In September 2017, Bini was featured on the cover of Guinness World Records: Amazing Animals

Bini the Bunny and Shai Lighter appeared on The Gong Show on ABC on July 26, 2018. The Gong Show starring Mike Myers, and featured celebrity judges: Will Arnett, Alyson Hannigan, and Lil Rel Howery

In 2018, Bini was invited to the Red Carpet Premiere for the Peter Rabbit movie as a "celebrity rabbit".

On September 27, 2018, Bini the Bunny's first short-feature film was released to the world, titled Rabbit Home Alone which features Shai Lighter, and an array of actors as well as Bini. The movie is a parody of 1990 feature film Home Alone.

In 2019, Bini was featured in National Geographic's book - Weird But True! USA.

In June 2019, Bini the Bunny and his owner Shai Lighter were interviewed on Australia's The Morning Show on Channel 7.

In June 2020, Bini was featured in a new National Geographic's book - Pet Records. The book describes Bini's slam-dunks record.

In April 2021, Bini was featured in the Netflix reality show, Pet Stars (Season 1, episodes 3 and 5).

In June 2021, Bini was featured on The Tonight Show with Jimmy Fallon and showed Jimmy his basketball skill.

In July 2021, Bini the Bunny was featured in the book Little Bunny Dreamer.

In July 2021, Bini the Bunny auditioned and passed the first round in America's Got Talent, he performed in front of the celebrity judges- Simon Cowell, Sofía Vergara, Heidi Klum and Howie Mandel (season 16, episode 8).

In November 2021, Bini the Bunny competed and was featured in World Pet Games on Fox - interspecies competitions.

In January 2022, Bini was featured in a documentary show about intelligent animals - The Secret Life Of Our Pets - Episode 2 on ITV channel .

In February 2022, Bini and Shai Asor Lighter were featured in the PEOPLE magazine and TV Show - (FEB 14, 2022 EDITION).

In June 2022, Bini and Shai were featured and interviewed in the Netflix documentary show, The Hidden Lives of Pets (a documentary about extraordinary pets).
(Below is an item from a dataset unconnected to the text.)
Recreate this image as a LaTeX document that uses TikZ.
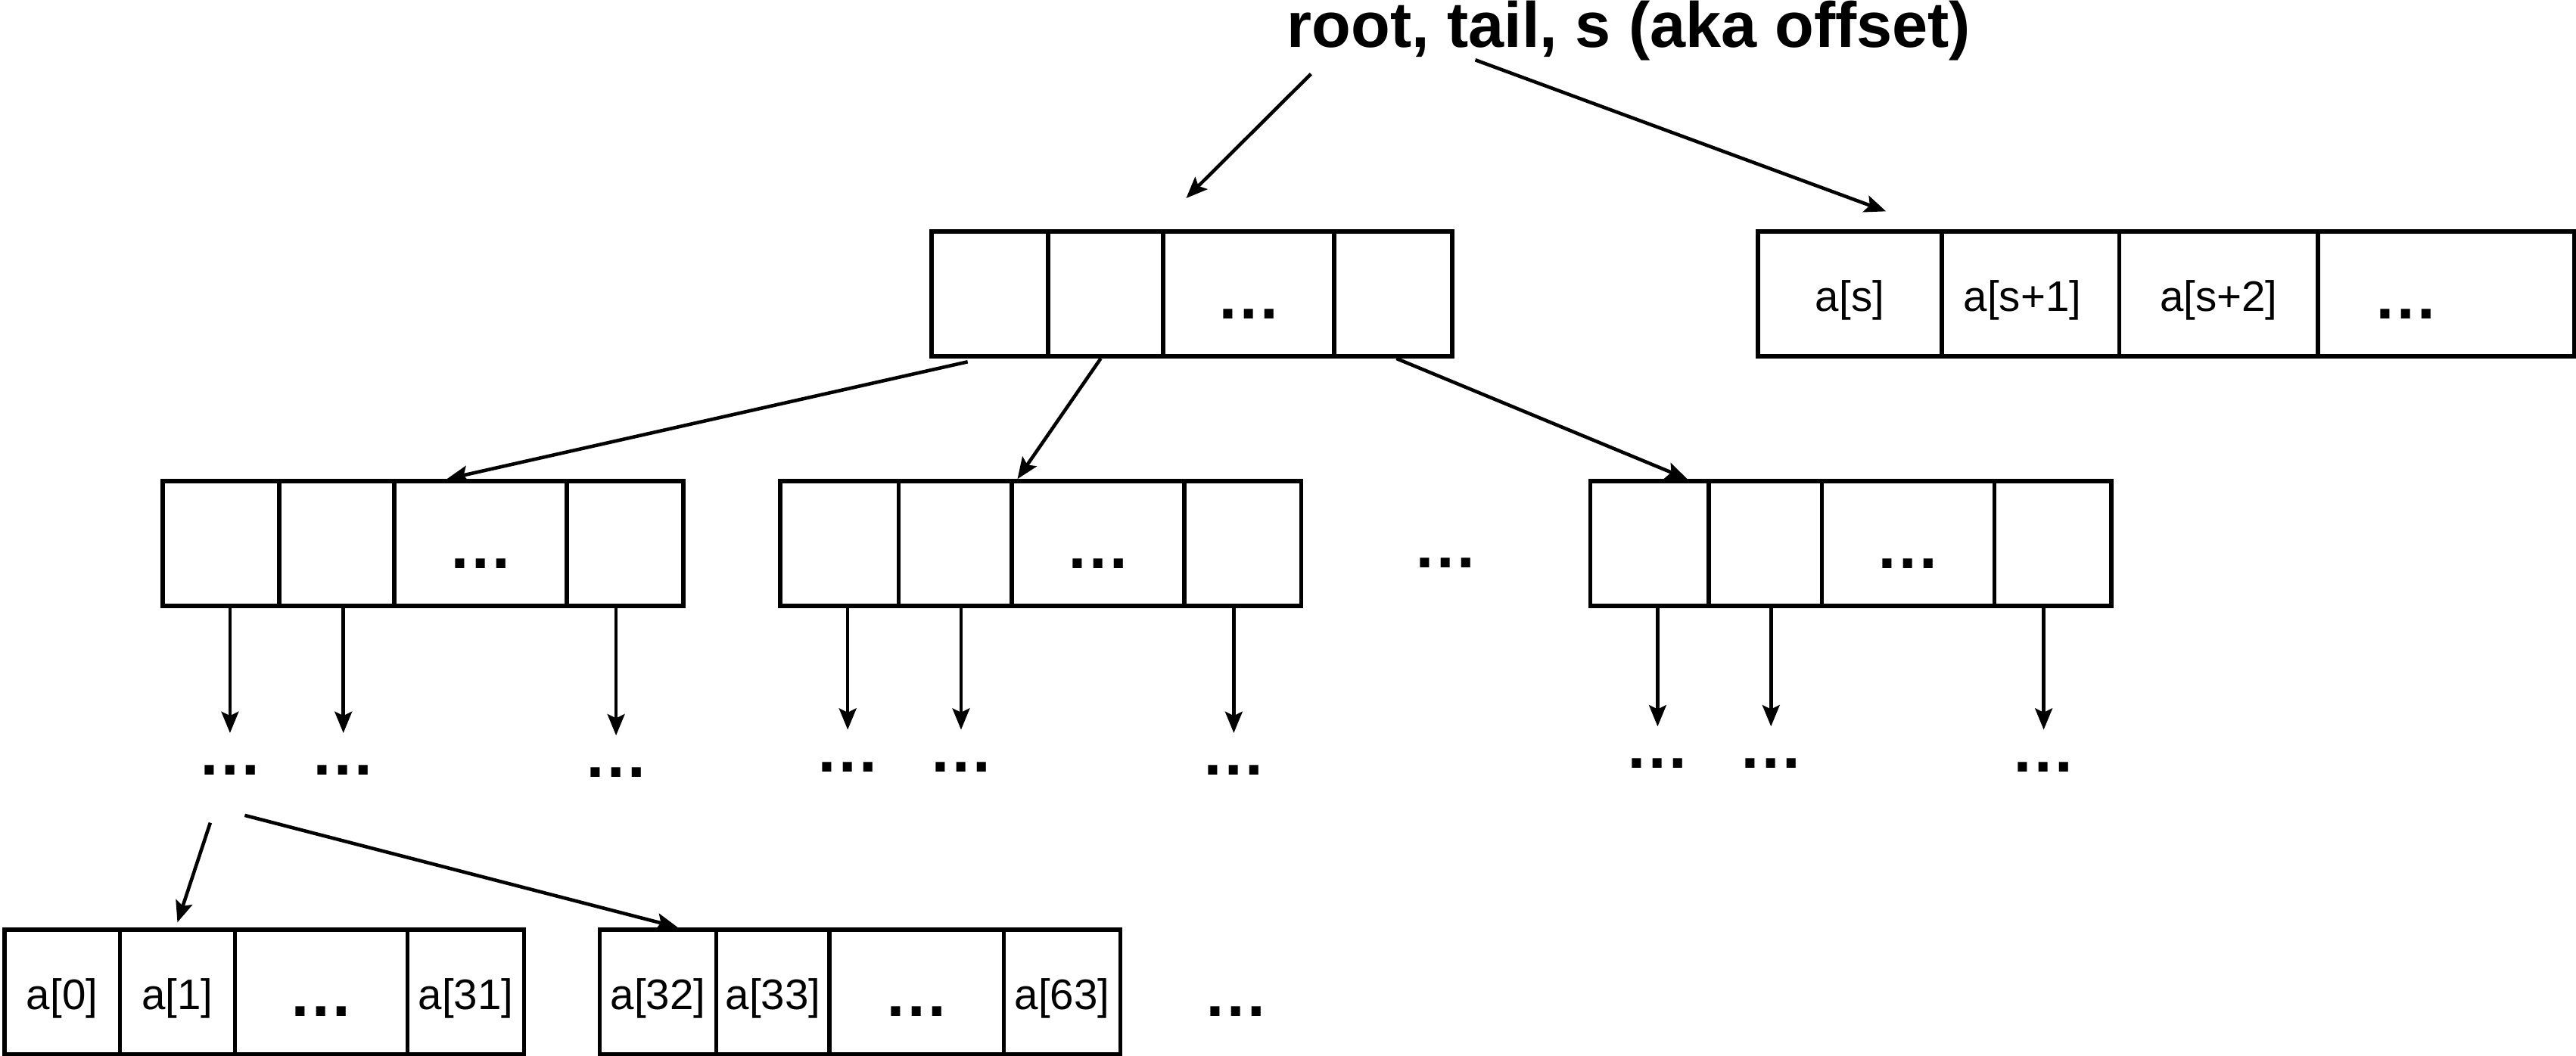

In May 2023, Bini was featured in Little Bunny Dreamer augmented reality app based on his book.

== Awards ==

In October 2016, Bini the Bunny was recognized and awarded a record by Guinness World Records for most slam dunks by a rabbit in 60 seconds.

In 2017, the Facebook page for Bini the Bunny was recognized as "official" by Facebook. Bini has more than 200,000 Facebook fans.

In 2018, YouTube awarded Bini and Shai the Silver Creator Award for reaching and passing 100,000 subscribers.

In 2021, Bini became the first Rabbit to compete in America's Got Talent and pass the Judges Auditions level.

In 2021, Bini competed on World Pet Games on Fox - interspecies competitions - Bini's category was Dunk-Off, he won the bronze medal and broke his own record.